7. Cyber Crime – Beware you are being watched!

Accenture reports that the average cost of cybercrime has increased 72% in the last five years, reaching US$13.0 million in 2018. Furthermore, its study estimates a combined loss of $5.2 trillion in value across all industries globally with attacks increasing in sophistication, cost and size. We expect Cybercrime to continue as a strong theme during 2020 with continued data breaches down to the lack of preparedness of organisations and the inherent problem of how sensitive data is protected. This is partly due to vulnerable old software but also archaic systems that inadvertently silo data putting it at risk. The advancement in AI will undoubtedly cause a rise of sophisticated AI-powered cyberattacks in 2020. Within the first few days of this decade we have already seen a serious cyber-attack on Austria’s foreign ministry.  

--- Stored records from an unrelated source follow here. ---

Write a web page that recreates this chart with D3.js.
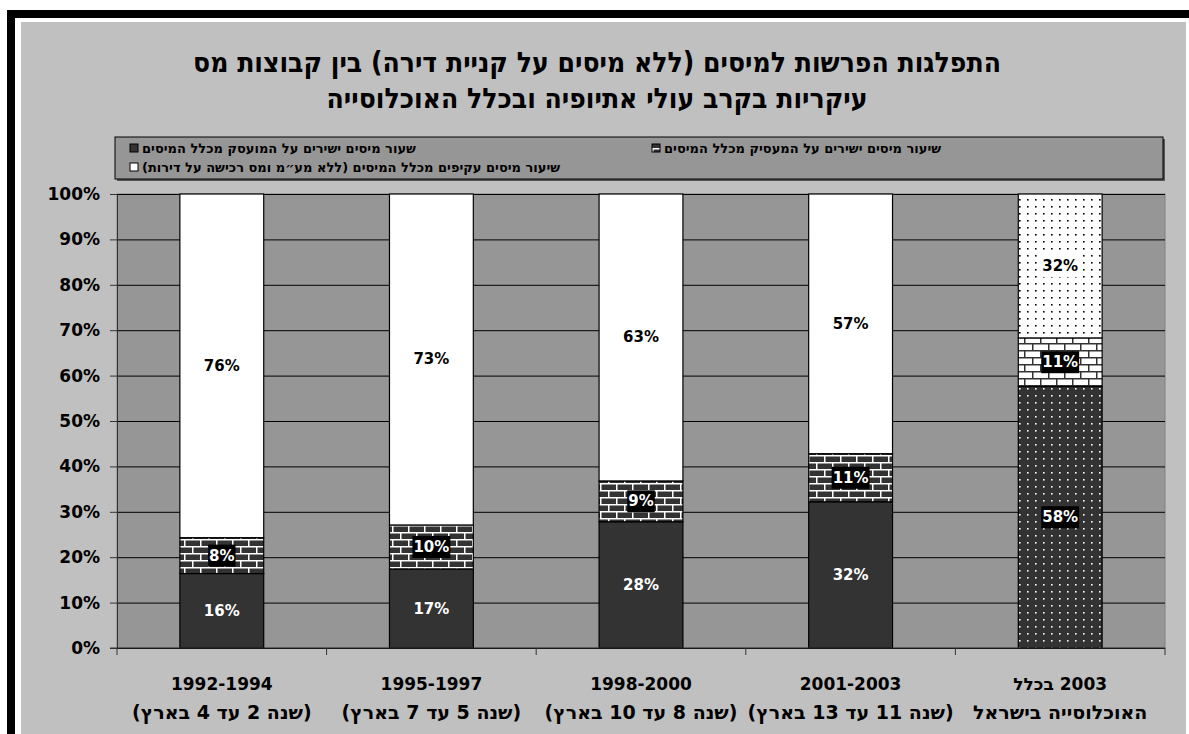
<!DOCTYPE html>
<html>
<head>
<meta charset="utf-8">
<script src="https://cdn.jsdelivr.net/npm/d3@7"></script>
<style>
	body { margin: 0; background: #fff; }
	text { font-family: "DejaVu Sans", sans-serif; font-weight: bold; }
</style>
</head>
<body>
<script>
// data
var periods = ['1992-1994', '1995-1997', '1998-2000', '2001-2003', '2003 בכלל'];
var periodNotes = ['(שנה 2 עד 4 בארץ)', '(שנה 5 עד 7 בארץ)', '(שנה 8 עד 10 בארץ)', '(שנה 11 עד 13 בארץ)', 'האוכלוסייה בישראל'];
var employeeTax = [16.4, 17.4, 27.8, 32.2, 57.6];
var employerTax = [7.9, 9.7, 9.0, 10.6, 10.7];
var indirectTax = [75.7, 72.9, 63.2, 57.2, 31.7];
var seriesNames = [
	'שעור מיסים ישירים על המועסק מכלל המיסים',
	'שיעור מיסים ישירים על המעסיק מכלל המיסים',
	'שיעור מיסים עקיפים מכלל המיסים (ללא מע״מ ומס רכישה על דירות)'
];
var titleLines = [
	'התפלגות הפרשות למיסים (ללא מיסים על קניית דירה) בין קבוצות מס',
	'עיקריות בקרב עולי אתיופיה ובכלל האוכלוסייה'
];
var yTicks = [0, 10, 20, 30, 40, 50, 60, 70, 80, 90, 100];

var W = 1189, H = 734;
var plot = {left: 117, right: 1165, top: 194, bottom: 648};

var svg = d3.select('body').append('svg')
	.attr('width', W)
	.attr('height', H);

var defs = svg.append('defs');

function brick(id, bg, fg) {
	var p = defs.append('pattern')
		.attr('id', id)
		.attr('patternUnits', 'userSpaceOnUse')
		.attr('width', 16)
		.attr('height', 14);
	p.append('rect').attr('width', 16).attr('height', 14).attr('fill', bg);
	[[1.5, 1.5, 14.5], [9.5, 8.5, 6.5], [0, 8.5, 8]].forEach(function(b) {
		p.append('rect')
			.attr('x', b[0]).attr('y', b[1])
			.attr('width', b[2]).attr('height', 5.5)
			.attr('fill', fg);
	});
}

function dots(id, bg, fg) {
	var p = defs.append('pattern')
		.attr('id', id)
		.attr('patternUnits', 'userSpaceOnUse')
		.attr('width', 8)
		.attr('height', 7);
	p.append('rect').attr('width', 8).attr('height', 7).attr('fill', bg);
	p.append('rect').attr('x', 3).attr('y', 3).attr('width', 1.6).attr('height', 1.6).attr('fill', fg);
}

brick('brickDark', '#fff', '#333');
brick('brickLight', '#333', '#fff');
dots('dotsDark', '#333', '#fff');
dots('dotsLight', '#fff', '#000');

// frame
svg.append('rect').attr('x', 7).attr('y', 10).attr('width', W - 7).attr('height', 8).attr('fill', '#000');
svg.append('rect').attr('x', 7).attr('y', 10).attr('width', 8).attr('height', H - 10).attr('fill', '#000');
svg.append('rect').attr('x', 21).attr('y', 22).attr('width', 1165).attr('height', H - 22).attr('fill', '#c0c0c0');

// title
svg.selectAll('.title')
	.data(titleLines)
	.enter()
	.append('text')
	.attr('class', 'title')
	.attr('x', 597)
	.attr('y', function(d, i) { return 72 + i * 36; })
	.attr('direction', 'rtl')
	.attr('text-anchor', 'middle')
	.style('font-family', '"DejaVu Sans Condensed", sans-serif')
	.style('font-size', '28px')
	.text(function(d) { return d; });

// legend
svg.append('rect').attr('x', 117).attr('y', 139).attr('width', 1048).attr('height', 42).attr('fill', '#555');
svg.append('rect').attr('x', 115).attr('y', 137).attr('width', 1048).attr('height', 42)
	.attr('fill', '#969696').attr('stroke', '#000');

var legendPos = [[130, 148], [652, 148], [130, 167]];
var legendFill = ['#333', 'url(#brickDark)', '#fff'];
var legend = svg.selectAll('.legend')
	.data(seriesNames)
	.enter()
	.append('g')
	.attr('class', 'legend')
	.attr('transform', function(d, i) { return 'translate(' + legendPos[i][0] + ',' + legendPos[i][1] + ')'; });
legend.append('rect')
	.attr('x', 0).attr('y', -4)
	.attr('width', 8).attr('height', 8)
	.attr('fill', function(d, i) { return legendFill[i]; })
	.attr('stroke', '#000');
legend.append('text')
	.attr('x', 12)
	.attr('y', 5)
	.attr('direction', 'rtl')
	.attr('text-anchor', 'end')
	.style('font-size', '13px')
	.text(function(d) { return d; });

// plot area
svg.append('rect')
	.attr('x', plot.left).attr('y', plot.top)
	.attr('width', plot.right - plot.left).attr('height', plot.bottom - plot.top)
	.attr('fill', '#969696').attr('stroke', '#808080');

var x = d3.scaleBand()
	.domain(d3.range(periods.length))
	.range([plot.left, plot.right])
	.paddingInner(0.6)
	.paddingOuter(0.3);

var y = d3.scaleLinear()
	.domain([0, 100])
	.range([plot.bottom, plot.top]);

// gridlines
svg.append('g')
	.attr('transform', 'translate(' + plot.left + ',0)')
	.call(d3.axisLeft(y).tickValues(yTicks).tickSize(-(plot.right - plot.left)).tickFormat(''))
	.call(function(g) {
		g.select('.domain').remove();
		g.selectAll('line').attr('stroke', '#000');
	});

var rows = periods.map(function(p, i) {
	return {i: i, emp: employeeTax[i], empr: employerTax[i], ind: indirectTax[i]};
});
var keys = ['emp', 'empr', 'ind'];
var stacked = d3.stack().keys(keys)(rows);

function segFill(k, i) {
	if (k === 'emp') return i === 4 ? 'url(#dotsDark)' : '#333';
	if (k === 'empr') return i === 4 ? 'url(#brickLight)' : 'url(#brickDark)';
	return i === 4 ? 'url(#dotsLight)' : '#fff';
}

var layers = svg.selectAll('.layer')
	.data(stacked)
	.enter()
	.append('g')
	.attr('class', 'layer');

layers.selectAll('rect')
	.data(function(s) { return s.map(function(d) { d.key = s.key; return d; }); })
	.enter()
	.append('rect')
	.attr('x', function(d) { return x(d.data.i); })
	.attr('y', function(d) { return y(d[1]); })
	.attr('width', x.bandwidth())
	.attr('height', function(d) { return y(d[0]) - y(d[1]); })
	.attr('fill', function(d) { return segFill(d.key, d.data.i); })
	.attr('stroke', '#000')
	.attr('stroke-width', 1.2);

// labels
var labelData = [];
stacked.forEach(function(s) {
	s.forEach(function(d) { labelData.push(d); });
});

var lab = svg.selectAll('.lab')
	.data(labelData)
	.enter()
	.append('g')
	.attr('class', 'lab');

lab.append('text')
	.attr('x', function(d) { return x(d.data.i) + x.bandwidth() / 2; })
	.attr('y', function(d) { return y((d[0] + d[1]) / 2) + 5; })
	.attr('text-anchor', 'middle')
	.style('font-size', '15px')
	.attr('fill', function(d) { return d.key === 'ind' ? '#000' : '#fff'; })
	.text(function(d) { return Math.round(d[1] - d[0]) + '%'; });

lab.each(function(d) {
	var boxed = d.key === 'empr' || d.data.i === 4;
	if (!boxed) return;
	var g = d3.select(this);
	var b = g.select('text').node().getBBox();
	g.insert('rect', 'text')
		.attr('x', b.x - 1).attr('y', b.y - 2)
		.attr('width', b.width + 2).attr('height', b.height + 4)
		.attr('fill', d.key === 'ind' ? '#fff' : '#000');
});

// axes
svg.append('g')
	.attr('transform', 'translate(' + plot.left + ',0)')
	.call(d3.axisLeft(y).tickValues(yTicks).tickSize(7).tickSizeOuter(0).tickPadding(10)
		.tickFormat(function(d) { return d + '%'; }))
	.call(function(g) {
		g.select('.domain').attr('stroke', '#333');
		g.selectAll('line').attr('stroke', '#333');
		g.selectAll('text').attr('fill', '#000').style('font-size', '17px').style('font-family', '"DejaVu Sans", sans-serif');
	});

svg.append('line')
	.attr('x1', plot.left - 7).attr('x2', plot.right)
	.attr('y1', plot.bottom).attr('y2', plot.bottom)
	.attr('stroke', '#333');

svg.selectAll('.xtick')
	.data(d3.range(periods.length + 1))
	.enter()
	.append('line')
	.attr('x1', function(d) { return plot.left + d * x.step(); })
	.attr('x2', function(d) { return plot.left + d * x.step(); })
	.attr('y1', plot.bottom)
	.attr('y2', plot.bottom + 7)
	.attr('stroke', '#333');

svg.selectAll('.xlab')
	.data(periods)
	.enter()
	.append('text')
	.attr('x', function(d, i) { return x(i) + x.bandwidth() / 2; })
	.attr('y', 690)
	.attr('direction', 'rtl')
	.attr('text-anchor', 'middle')
	.style('font-size', '17px')
	.text(function(d) { return d; });

svg.selectAll('.xnote')
	.data(periodNotes)
	.enter()
	.append('text')
	.attr('x', function(d, i) { return x(i) + x.bandwidth() / 2; })
	.attr('y', 719)
	.attr('direction', 'rtl')
	.attr('text-anchor', 'middle')
	.style('font-size', '19px')
	.text(function(d) { return d; });
</script>
</body>
</html>
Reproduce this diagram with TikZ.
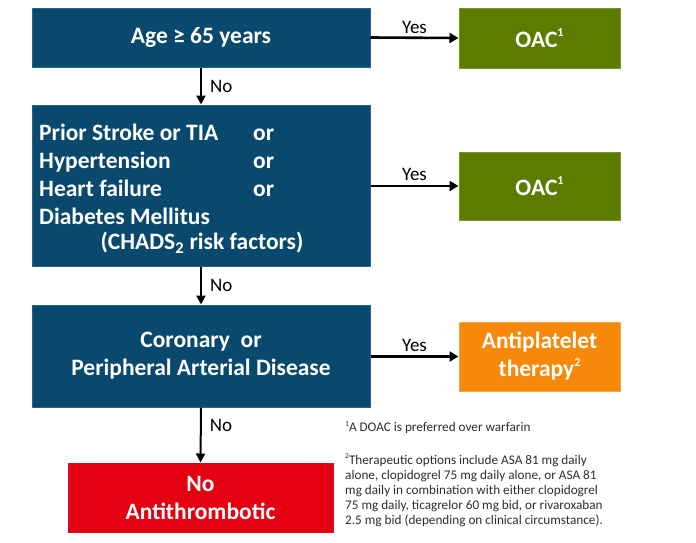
\documentclass[tikz,border=0pt]{standalone}
\usepackage{fontspec}
\setmainfont{Carlito}
\usetikzlibrary{arrows.meta}
\definecolor{qblue}{RGB}{9,73,110}
\definecolor{qblueb}{RGB}{40,100,135}
\definecolor{qgreen}{RGB}{92,124,0}
\definecolor{qgreenb}{RGB}{120,150,40}
\definecolor{qorange}{RGB}{247,137,10}
\definecolor{qorangeb}{RGB}{250,165,70}
\definecolor{qred}{RGB}{228,0,16}
\definecolor{qredb}{RGB}{200,20,30}
\definecolor{qnote}{RGB}{45,45,45}
\newcommand{\bsup}[1]{\raisebox{0.45em}{\fontsize{12}{12}\selectfont #1}}
\newcommand{\nsup}[1]{\raisebox{0.45em}{\fontsize{7.5}{8}\selectfont #1}}
\tikzset{
  qbox/.style={draw, line width=1pt, inner sep=0pt, align=center, text=white,
    font=\fontsize{23.5}{28}\selectfont\bfseries},
  bluebox/.style={qbox, fill=qblue, draw=qblueb},
  greenbox/.style={qbox, fill=qgreen, draw=qgreenb},
  orangebox/.style={qbox, fill=qorange, draw=qorangeb},
  redbox/.style={qbox, fill=qred, draw=qredb},
  harrow/.style={line width=2.6pt, -{Triangle[length=9pt,width=10pt]}},
  varrow/.style={line width=2pt, -{Triangle[length=9pt,width=9pt]}},
  lbl/.style={font=\fontsize{19}{22}\selectfont, inner sep=0pt},
  note/.style={font=\fontsize{13.2}{15}\selectfont, text=qnote, align=left, inner sep=0pt, anchor=north west}
}
\begin{document}
\begin{tikzpicture}[x=1pt,y=-1pt]
\useasboundingbox (0,0) rectangle (696,542);
% boxes
\node[bluebox, minimum width=338pt, minimum height=59pt] (b1) at (201,37.5) {Age ≥ 65 years};
\node[greenbox, minimum width=161pt, minimum height=60pt] (g1) at (539.5,38) {OAC\bsup{1}};
\node[bluebox, minimum width=338pt, minimum height=161pt] (b2) at (201,185.5) {};
\node[greenbox, minimum width=161pt, minimum height=68pt] (g2) at (539.5,186) {OAC\bsup{1}};
\node[bluebox, minimum width=338pt, minimum height=102pt] (b3) at (201,356) {Coronary\ \ or\\Peripheral Arterial Disease};
\node[orangebox, minimum width=161pt, minimum height=69pt] (o3) at (539.5,356.5) {Antiplatelet\\therapy\bsup{2}};
\node[redbox, minimum width=265pt, minimum height=69pt] (r4) at (200.5,497.5) {No\\Antithrombotic};
% box 2 text
\node[inner sep=0pt, text=white, align=left, anchor=west, font=\fontsize{23.5}{28}\selectfont\bfseries] (b2t) at (39,174)
  {\makebox[214pt][l]{Prior Stroke or TIA}or\\
   \makebox[214pt][l]{Hypertension}or\\
   \makebox[214pt][l]{Heart failure}or\\
   Diabetes Mellitus};
\node[inner sep=0pt, text=white, font=\fontsize{23.5}{28}\selectfont\bfseries] (b2c) at (202,243)
  {(CHADS\textsubscript{2} risk factors)};
% arrows
\draw[harrow] (b1.east) -- (g1.west) node[lbl, midway, above=3pt] (y1) {Yes};
\draw[harrow] (b2.east |- g2.west) -- (g2.west) node[lbl, midway, above=4pt] (y2) {Yes};
\draw[harrow] (b3.east |- o3.west) -- (o3.west) node[lbl, midway, above=4pt] (y3) {Yes};
\draw[varrow] (b1.south) -- (b2.north) node[lbl, midway, right=8pt] (n1) {No};
\draw[varrow] (b2.south) -- (b3.north) node[lbl, midway, right=8pt] (n2) {No};
\draw[varrow] (b3.south) -- (r4.north) node[lbl, pos=0.33, right=8pt] (n3) {No};
% footnotes
\node[note] (f1) at (345,421) {\nsup{1}A DOAC is preferred over warfarin};
\node[note] (f2) at (345,453) {\nsup{2}Therapeutic options include ASA 81 mg daily\\
alone, clopidogrel 75 mg daily alone, or ASA 81\\
mg daily in combination with either clopidogrel\\
75 mg daily, ticagrelor 60 mg bid, or rivaroxaban\\
2.5 mg bid (depending on clinical circumstance).};
\end{tikzpicture}
\end{document}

8. Facial recognition – ‘Facing’ its own backlash

China has been a pioneering leader in the advancement of facial technology for many years.  In 2019 it implemented a vast network of cameras all around the country, monitoring its citizens movements with the ability to enforce immediate fines via the App WePAY for minor offences such as ‘Jay-Walking’. 

This has been met with much disdain from Western countries, with several US states (Alameda being the latest) to ban the use of this technology on the grounds that it can potentially be abused by law authorities undermining civil liberties. Public backlash in Western democracies shows there’s much contempt for being tracked or monitored as it’s an infringement of personal privacy. 

Whilst the technology has its benefits as a force for good, if not used correctly it could have a corrosive impact in countries where behaviour is censored by the government and be used as collateral in places that do not hold liberal views. The manifestation of social unrest could easily be triggered dividing societies and cultures even further apart and must be ‘monitored’ with caution. We expect more debate about the ethics and moral hazard of facial recognition.


9. Bioplastics - will they carry us forward to a sustainable future? 

Bioplastics are plastic materials produced from renewable biomass sources such as recycled food waste or sawdust. As governments set net zero targets, bioplastics will pave the way to a sustainable future in the plastic industry, which is currently estimated to account for 13% of the total "carbon budget" by 2050. The introduction of regulation should help governments to reduce plastic's impact - 36,000 tonnes of micro plastics and synthetic polymers are released into the environment in Europe every year. We expect to see a surge in the adoption of bioplastics by industry, improving consumer safety and tackling climate change.